April Belle is a Simulation Coordinator, Senior and The Director of In Situ Simulation for the Office of Interprofessional Simulation for Innovative Clinical Practice at UAB in Birmingham, Alabama. She is one of the simulation coordinators that services all hospital and clinic departments in the UAB Health System. She has been a Registered Nurse since 2004 and has experience in critical care, cardiac intensive care and on UAB’s Medical Emergency Team (MET). April graduated from The University of Alabama at Tuscaloosa Capstone College of Nursing in 2004. After completing her Masters in Nursing as an Adult Acute/Critical Care Clinical Nurse Specialist and her Teaching Certificate in Nursing, April entered the world of simulation.

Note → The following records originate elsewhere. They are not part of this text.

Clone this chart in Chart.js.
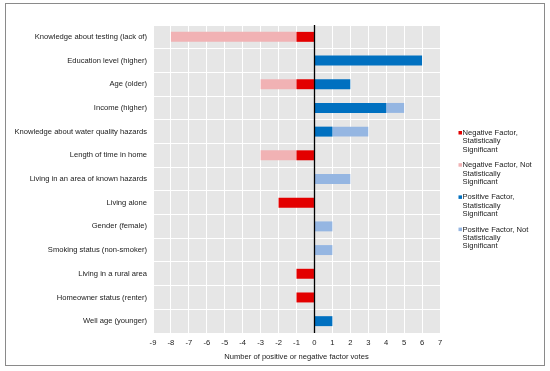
<!DOCTYPE html>
<html>
<head>
<meta charset="utf-8">
<script src="https://cdn.jsdelivr.net/npm/chart.js@4"></script>
<style>
  html, body { margin: 0; padding: 0; background: #fff; }
  #wrap { position: absolute; left: 0; top: 0; width: 550px; height: 371px; }
  #frame { position: absolute; left: 5px; top: 3px; width: 538px; height: 361px; border: 1px solid #8a8a8a; pointer-events: none; }
</style>
</head>
<body>
<div id="wrap">
  <canvas id="c" width="550" height="371"></canvas>
  <div id="frame"></div>
</div>
<script>
const categories = [
  "Knowledge about testing (lack of)",
  "Education level (higher)",
  "Age (older)",
  "Income (higher)",
  "Knowledge about water quality hazards",
  "Length of time in home",
  "Living in an area of known hazards",
  "Living alone",
  "Gender (female)",
  "Smoking status (non-smoker)",
  "Living in a rural area",
  "Homeowner status (renter)",
  "Well age (younger)"
];
const negativeSignificant    = [-1, 0, -1, 0, 0, -1, 0, -2, 0, 0, -1, -1, 0];
const negativeNotSignificant = [-7, 0, -2, 0, 0, -2, 0, 0, 0, 0, 0, 0, 0];
const positiveSignificant    = [0, 6, 2, 4, 1, 0, 0, 0, 0, 0, 0, 0, 1];
const positiveNotSignificant = [0, 0, 0, 1, 2, 0, 2, 0, 1, 1, 0, 0, 0];
const seriesNames = [
  ["Negative Factor,", "Statistically", "Significant"],
  ["Negative Factor, Not", "Statistically", "Significant"],
  ["Positive Factor,", "Statistically", "Significant"],
  ["Positive Factor, Not", "Statistically", "Significant"]
];
const xMin = -9, xMax = 7;
const axisTitle = "Number of positive or negative factor votes";

const colors = ["#e30000", "#f1b2b4", "#0070c0", "#95b6e2"];
const FONT = { family: "'Liberation Sans', Arial, sans-serif", size: 7.6 };

const bgPlugin = {
  id: 'bg',
  beforeDraw(chart) {
    const {ctx, chartArea: a} = chart;
    ctx.save();
    ctx.fillStyle = '#e6e6e6';
    ctx.fillRect(a.left, a.top, a.right - a.left, a.bottom - a.top);
    ctx.restore();
  },
  afterDatasetsDraw(chart) {
    const {ctx, chartArea: a} = chart;
    const x = Math.round(chart.scales.x.getPixelForValue(0)) + 0.5;
    ctx.save();
    ctx.strokeStyle = '#000';
    ctx.lineWidth = 1.3;
    ctx.beginPath();
    ctx.moveTo(x, a.top);
    ctx.lineTo(x, a.bottom);
    ctx.stroke();
    ctx.restore();
  }
};

const legendPlugin = {
  id: 'sideLegend',
  afterDraw(chart) {
    const {ctx} = chart;
    ctx.save();
    ctx.font = FONT.size + 'px ' + FONT.family;
    ctx.textBaseline = 'middle';
    ctx.textAlign = 'left';
    const x0 = 458.5, tx = 462.5, y0 = 133, step = 32.2, lh = 8.4;
    chart.data.datasets.forEach((ds, i) => {
      const y = y0 + i * step;
      ctx.fillStyle = ds.backgroundColor;
      ctx.fillRect(x0, y - 2, 3.5, 3.5);
      ctx.fillStyle = '#1a1a1a';
      seriesNames[i].forEach((line, j) => ctx.fillText(line, tx, y + j * lh));
    });
    ctx.restore();
  }
};

const datasets = [negativeSignificant, negativeNotSignificant, positiveSignificant, positiveNotSignificant]
  .map((d, i) => ({
    label: seriesNames[i].join(' '),
    data: d,
    backgroundColor: colors[i],
    borderWidth: 0,
    barPercentage: 0.42,
    categoryPercentage: 1.0
  }));

new Chart(document.getElementById('c'), {
  type: 'bar',
  data: { labels: categories, datasets },
  options: {
    indexAxis: 'y',
    responsive: false,
    animation: false,
    devicePixelRatio: 1,
    layout: { padding: { left: 0, right: 110, top: 25, bottom: 10 } },
    plugins: { legend: { display: false }, tooltip: { enabled: false } },
    scales: {
      x: {
        stacked: true,
        min: xMin, max: xMax,
        ticks: { stepSize: 1, color: '#1a1a1a', font: FONT, padding: 5 },
        grid: { color: '#ffffff', lineWidth: 1, drawTicks: false },
        border: { display: false },
        title: { display: true, text: axisTitle, color: '#1a1a1a', font: FONT, padding: { top: 0, bottom: 0 } },
        afterFit(s) { s.height = 28; }
      },
      y: {
        stacked: true,
        ticks: { color: '#1a1a1a', font: FONT, padding: 6, autoSkip: false },
        grid: { color: '#ffffff', lineWidth: 1, drawTicks: false, offset: true },
        border: { display: false },
        afterFit(s) { s.width = 153; }
      }
    }
  },
  plugins: [bgPlugin, legendPlugin]
});
</script>
</body>
</html>
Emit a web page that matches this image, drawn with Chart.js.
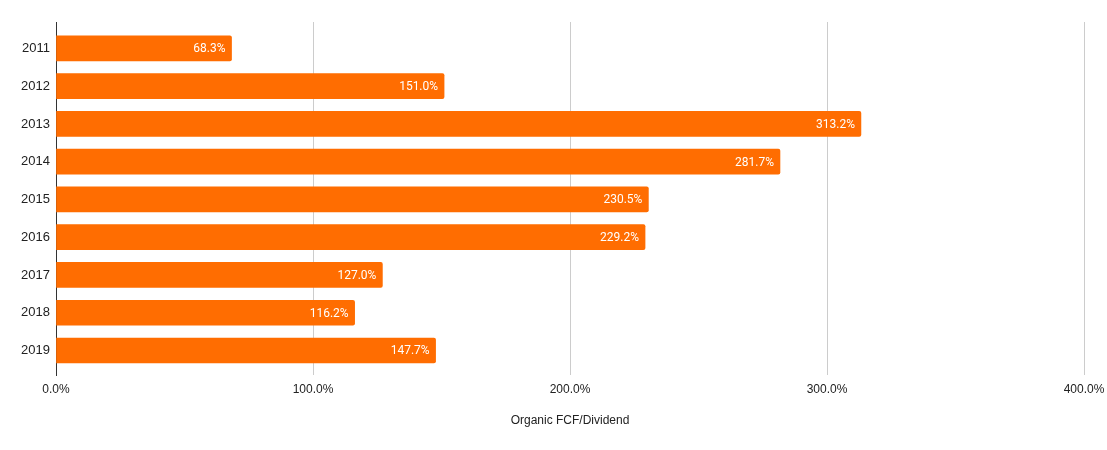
<!DOCTYPE html>
<html>
<head>
<meta charset="utf-8">
<script src="https://cdn.jsdelivr.net/npm/chart.js@4/dist/chart.umd.min.js"></script>
<style>
  html, body { margin: 0; padding: 0; background: #ffffff; }
  #wrap { width: 1107px; height: 450px; position: relative; }
</style>
</head>
<body>
<div id="wrap"><canvas id="c"></canvas></div>
<script>
const categories = ['2011', '2012', '2013', '2014', '2015', '2016', '2017', '2018', '2019'];
const ratioValues = [68.3, 151.0, 313.2, 281.7, 230.5, 229.2, 127.0, 116.2, 147.7];
const xTickValues = [0, 100, 200, 300, 400];
const axisTitle = 'Organic FCF/Dividend';

const barColor = '#ff6d01';

const valueLabels = {
  id: 'valueLabels',
  afterDatasetsDraw(chart) {
    const ctx = chart.ctx;
    const meta = chart.getDatasetMeta(0);
    ctx.save();
    ctx.font = '12px Roboto';
    ctx.fillStyle = '#ffffff';
    ctx.textAlign = 'right';
    ctx.textBaseline = 'middle';
    meta.data.forEach((bar, i) => {
      ctx.fillText(ratioValues[i].toFixed(1) + '%', bar.x - 6, bar.y + 1);
    });
    ctx.restore();
  }
};

new Chart(document.getElementById('c'), {
  type: 'bar',
  data: {
    datasets: [{
      label: axisTitle,
      data: ratioValues.map((v, i) => ({ x: v, y: i })),
      backgroundColor: barColor,
      borderWidth: 0,
      borderRadius: 2,
      barThickness: 25
    }]
  },
  options: {
    indexAxis: 'y',
    responsive: true,
    maintainAspectRatio: false,
    animation: false,
    layout: { padding: { top: 22, right: 23, left: 0, bottom: 0 } },
    plugins: {
      legend: { display: false },
      tooltip: { enabled: false }
    },
    scales: {
      x: {
        type: 'linear',
        min: 0,
        max: 400,
        afterBuildTicks(scale) { scale.ticks = xTickValues.map(v => ({ value: v })); },
        afterFit(scale) { scale.height = 75; scale.paddingRight = 0; scale.paddingLeft = 0; },
        grid: { color: '#cccccc', lineWidth: 1, drawTicks: false },
        border: { display: false },
        ticks: {
          padding: 7,
          color: '#222222',
          font: { family: 'Arial, "Liberation Sans"', size: 12 },
          maxRotation: 0,
          callback: v => Number(v).toFixed(1) + '%'
        },
        title: {
          display: true,
          text: axisTitle,
          color: '#222222',
          font: { family: 'Arial, "Liberation Sans"', size: 12 },
          padding: { top: 4, bottom: 22 }
        }
      },
      y: {
        type: 'linear',
        reverse: true,
        offset: false,
        min: -0.7,
        max: 8.65,
        afterBuildTicks(scale) { scale.ticks = categories.map((c, i) => ({ value: i })); },
        afterFit(scale) { scale.width = 56; },
        grid: { display: false, drawTicks: false, offset: false },
        border: { display: true, color: '#333333', width: 1 },
        ticks: {
          padding: 6,
          color: '#222222',
          font: { family: 'Arial, "Liberation Sans"', size: 13 },
          callback: v => categories[v]
        }
      }
    }
  },
  plugins: [valueLabels]
});
</script>
</body>
</html>
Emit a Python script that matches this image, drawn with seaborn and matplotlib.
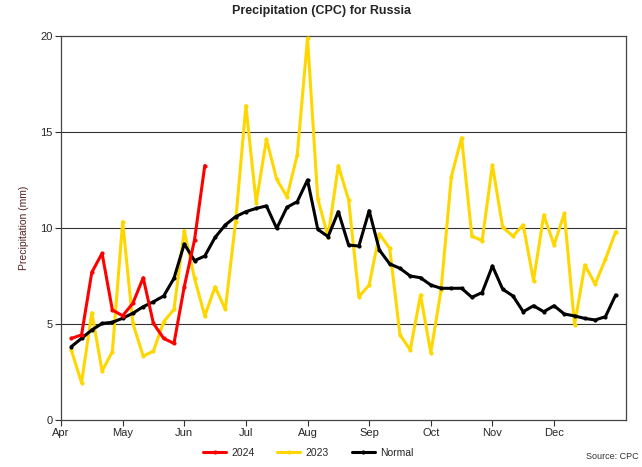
import numpy as np
import pandas as pd
import matplotlib
matplotlib.use("Agg")
import matplotlib.pyplot as plt
import seaborn as sns

# Pentad precipitation (mm), 6 pentads per month, Apr..Dec
months = ['Apr', 'May', 'Jun', 'Jul', 'Aug', 'Sep', 'Oct', 'Nov', 'Dec']

prcp_2024 = [4.25, 4.43, 7.69, 8.68, 5.73, 5.43, 6.08, 7.41, 5.03, 4.25, 3.99, 6.94, 9.38, 13.25]

prcp_2023 = [3.65, 1.94, 5.59, 2.55, 3.56, 10.33, 5.03, 3.33, 3.59, 5.12, 5.76, 9.86,
             7.38, 5.42, 6.94, 5.76, 10.33, 16.37, 11.32, 14.62, 12.53, 11.63, 13.80, 19.88,
             11.51, 9.55, 13.25, 11.46, 6.42, 7.03, 9.69, 8.94, 4.43, 3.65, 6.51, 3.50,
             6.77, 12.67, 14.70, 9.58, 9.34, 13.28, 10.03, 9.58, 10.16, 7.26, 10.68, 9.11,
             10.76, 4.95, 8.07, 7.08, 8.37, 9.81]

prcp_normal = [3.82, 4.25, 4.69, 5.03, 5.09, 5.30, 5.56, 5.90, 6.16, 6.46, 7.38, 9.17,
               8.30, 8.54, 9.51, 10.16, 10.59, 10.85, 11.02, 11.15, 9.98, 11.08, 11.37, 12.50,
               9.93, 9.55, 10.85, 9.11, 9.06, 10.90, 8.85, 8.13, 7.90, 7.50, 7.41, 7.03,
               6.86, 6.86, 6.86, 6.39, 6.64, 8.02, 6.81, 6.46, 5.64, 5.95, 5.64, 5.95,
               5.52, 5.42, 5.29, 5.21, 5.38, 6.51]

sns.set_style("white")
plt.rcParams['font.family'] = ['Liberation Sans', 'DejaVu Sans']

fig = plt.figure(figsize=(6.42, 4.67), dpi=100)
ax = fig.add_axes([0.095, 0.1006, 0.88, 0.8224])

# horizontal grid lines
for yv in [5, 10, 15]:
    ax.axhline(yv, color='#333333', lw=0.8, zorder=1)

x23 = np.arange(1, len(prcp_2023) + 1)
xn = np.arange(1, len(prcp_normal) + 1)
x24 = np.arange(1, len(prcp_2024) + 1)

sns.lineplot(x=x23, y=prcp_2023, ax=ax, color='#FFD700', lw=2.2, marker='o',
             markersize=3, markeredgewidth=0, label='2023', zorder=3)
sns.lineplot(x=xn, y=prcp_normal, ax=ax, color='black', lw=2.2, marker='o',
             markersize=3, markeredgewidth=0, label='Normal', zorder=4)
sns.lineplot(x=x24, y=prcp_2024, ax=ax, color='#FF0000', lw=2.2, marker='o',
             markersize=3, markeredgewidth=0, label='2024', zorder=5)

ax.set_xlim(0, 55)
ax.set_ylim(0, 20)
ax.set_xticks(np.arange(0, 54, 6))
ax.set_xticklabels(months)
ax.set_yticks([0, 5, 10, 15, 20])
ax.tick_params(axis='both', which='both', direction='out', length=4, width=0.8,
               labelsize=8, color='#333333', pad=2, bottom=True, left=True)
for s in ax.spines.values():
    s.set_color('#444444')
    s.set_linewidth(0.9)

ax.set_ylabel('Precipitation (mm)', fontsize=7.5, color='#552222', labelpad=8)
ax.set_xlabel('')
fig.suptitle('Precipitation (CPC) for Russia', fontsize=9, fontweight='bold', y=0.99)

handles, labels = ax.get_legend_handles_labels()
order = [labels.index(l) for l in ['2024', '2023', 'Normal']]
ax.legend_.remove()
fig.legend([handles[i] for i in order], [labels[i] for i in order], loc='center',
           bbox_to_anchor=(0.48, 0.03), ncol=3, frameon=False, fontsize=7.5,
           handlelength=2.2, columnspacing=2.2, handletextpad=0.5)

fig.text(0.995, 0.022, 'Source: CPC', ha='right', va='center', fontsize=6.5, color='#333333')

fig.savefig('out.png', dpi=100)
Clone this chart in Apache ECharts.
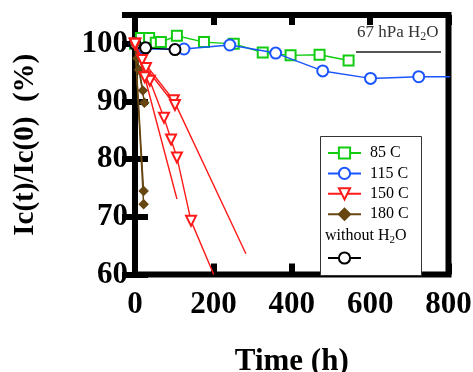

She is a TeamSTEPPS® Master Trainer and has completed the Center for Medical Simulation’s Simulation Instructor Course and Advanced Instructor Course. She recently completed the Doctor of Nursing Practice program at the UAB School of Nursing.

 

Erica Foldy

Erica Gabrielle Foldy, PhD
Associate Professor of Public and Nonprofit Management
Director, MPA — Public and Nonprofit Management and Policy Program

Wagner School of Public Service
New York University
New York, New York, USA

Professor Foldy is an Associate Professor of Public and Nonprofit Management at the Wagner Graduate School of Public Service at New York University.  Erica’s research addresses the question: What enables and inhibits collaboration and learning across potential divisions?   She explores a variety of factors including identities, frames, learning behaviors, power dynamics, and leadership.  She is co-author of the book The Color Bind: Talking (and not Talking) about Race at Work and co-editor of the Reader in Gender and Organizations and has more than forty papers in a variety of outlets, including management, public administration, psychology and medical journals.

 

Tamara Buckley

Tamara Buckley, PhD
Psychologist, Associate Professor & Coordinator, School Counseling
Hunter College, City University of New York
New York, New York, USA

Dr. Tamara Buckley is an author, educator and researcher focused on race and social justice. She seeks to build knowledge about how social identities and oppressive structures interact to produce disparities in health, education and workplace. Her more recent work explores approaches to facilitate dialogue across dimensions of difference such as race that are often rendered invisible by colorblind ideologies. In her book with Erica Gabrielle Foldy, Color Bind: Talking and not Talking about Race at Work, she makes a case that the age old “color blind” approach to race can actually reinforce existing racial hierarchies. The book offers a different strategy, “color cognizance”—the practice of recognizing the profound impact of race and ethnicity on any experience— and how it can help us move beyond uncomfortable silences.